--- Start of Input records ---

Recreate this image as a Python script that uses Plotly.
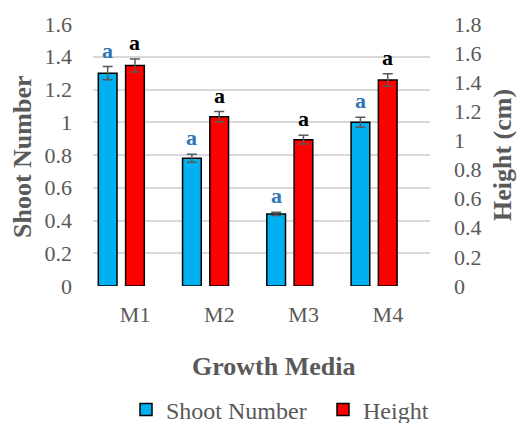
import plotly.graph_objects as go

# Growth media and measured means with error
media = ["M1", "M2", "M3", "M4"]
shoot_number = [1.30, 0.78, 0.44, 1.00]
shoot_err = [0.04, 0.025, 0.01, 0.03]
height_cm = [1.515, 1.163, 1.005, 1.415]
height_err = [0.045, 0.035, 0.03, 0.043]
shoot_letters = ["a", "a", "a", "a"]
height_letters = ["a", "a", "a", "a"]

left_ticks = [0, 0.2, 0.4, 0.6, 0.8, 1, 1.2, 1.4, 1.6]
right_ticks = [0, 0.2, 0.4, 0.6, 0.8, 1, 1.2, 1.4, 1.6, 1.8]

FONT = "Liberation Serif, Times New Roman, serif"
GREY = "#595959"

# bar width and offsets in category units (slot for a third, empty series on the right)
BAR_W = 0.222
SHOOT_OFF = -0.437
HEIGHT_OFF = -0.113

fig = go.Figure()
fig.add_trace(go.Bar(
    x=media, y=shoot_number, name="Shoot Number",
    width=BAR_W, offset=SHOOT_OFF,
    marker=dict(color="#00B0F0", line=dict(color="black", width=1.5)),
    error_y=dict(type="data", array=shoot_err, color=GREY, thickness=1.5, width=5),
    yaxis="y",
))
fig.add_trace(go.Bar(
    x=media, y=height_cm, name="Height",
    width=BAR_W, offset=HEIGHT_OFF,
    marker=dict(color="#FF0000", line=dict(color="black", width=1.5)),
    error_y=dict(type="data", array=height_err, color=GREY, thickness=1.5, width=5),
    yaxis="y2",
))

annotations = []
# Significance letters above each bar
for i, m in enumerate(media):
    annotations.append(dict(
        x=i + SHOOT_OFF + BAR_W / 2, y=shoot_number[i] + shoot_err[i],
        xref="x", yref="y",
        text="<b>%s</b>" % shoot_letters[i], showarrow=False,
        xanchor="center", yanchor="bottom", yshift=2,
        font=dict(family=FONT, size=22, color="#2E75B6"),
    ))
    annotations.append(dict(
        x=i + HEIGHT_OFF + BAR_W / 2, y=height_cm[i] + height_err[i],
        xref="x", yref="y2",
        text="<b>%s</b>" % height_letters[i], showarrow=False,
        xanchor="center", yanchor="bottom", yshift=2,
        font=dict(family=FONT, size=22, color="black"),
    ))

W, H = 517, 423
ML, MR, MT, MB = 93, 87, 24, 137
PW, PH = W - ML - MR, H - MT - MB


def px_to_paper(x, y):
    return (x - ML) / PW, (H - MB - y) / PH


titles = [
    ("<b>Shoot Number</b>", 22, 157, -90),
    ("<b>Height (cm)</b>", 502, 155, -90),
    ("<b>Growth Media</b>", 273, 366, 0),
]
for text, px, py, ang in titles:
    ax, ay = px_to_paper(px, py)
    annotations.append(dict(
        x=ax, y=ay, xref="paper", yref="paper", text=text,
        showarrow=False, textangle=ang, xanchor="center", yanchor="middle",
        font=dict(family=FONT, size=26, color=GREY),
    ))

lx, ly = px_to_paper(520, 410)

fig.update_layout(
    width=W, height=H,
    margin=dict(l=ML, r=MR, t=MT, b=MB, autoexpand=False),
    paper_bgcolor="white", plot_bgcolor="white",
    barmode="overlay",
    font=dict(family=FONT, size=22, color=GREY),
    xaxis=dict(showline=False, ticks="", automargin=False,
               ticklabelstandoff=13,
               tickfont=dict(family=FONT, size=22, color=GREY)),
    yaxis=dict(range=[0, 1.6], tickvals=left_ticks,
               ticktext=[f"{v:g}" for v in left_ticks],
               showgrid=True, gridcolor="#D9D9D9", gridwidth=1.5,
               zeroline=False, showline=False, ticklabelstandoff=20,
               automargin=False,
               tickfont=dict(family=FONT, size=22, color=GREY)),
    yaxis2=dict(range=[0, 1.8], tickvals=right_ticks,
                ticktext=[f"{v:g}" for v in right_ticks],
                overlaying="y", side="right", showgrid=False,
                zeroline=False, showline=False, ticklabelstandoff=23,
                automargin=False,
                tickfont=dict(family=FONT, size=22, color=GREY)),
    showlegend=True,
    legend=dict(orientation="h", x=lx, xanchor="right",
                y=ly, yanchor="middle",
                font=dict(family=FONT, size=24, color=GREY),
                itemwidth=30, tracegroupgap=0,
                entrywidth=152, entrywidthmode="pixels"),
    annotations=annotations,
)

fig.write_html("out.html")
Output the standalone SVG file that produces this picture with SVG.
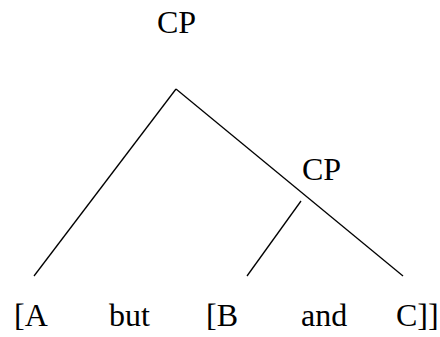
<svg xmlns="http://www.w3.org/2000/svg" width="440" height="337" viewBox="0 0 440 337">
<style>
text{font-family:"Liberation Serif","Times New Roman",serif;font-size:32px;fill:#000}
line{stroke:#000;stroke-width:1.3;fill:none}
</style>
<rect width="440" height="337" fill="#fff"/>
<g id="cp1"><text x="157" y="33">CP</text></g>
<g id="cp2"><text x="302" y="180">CP</text></g>
<g id="leafA"><text x="14" y="326">[A</text></g>
<g id="leafBut"><text x="109" y="326">but</text></g>
<g id="leafB"><text x="206" y="326">[B</text></g>
<g id="leafAnd"><text x="301" y="326">and</text></g>
<g id="leafC"><text x="396" y="326">C]]</text></g>
<g id="connectors">
<line x1="176" y1="89" x2="34" y2="276"/>
<line x1="176" y1="89" x2="403" y2="276"/>
<line x1="301" y1="201" x2="247" y2="276"/>
</g>
</svg>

--- End of Input records ---

• Problem details
Collect each line of the entries that has the word "this", copying it in full.

• Written response
Recreate this image as a Python script that uses Plotly.
Output the standalone SVG file that produces this picture with SVG.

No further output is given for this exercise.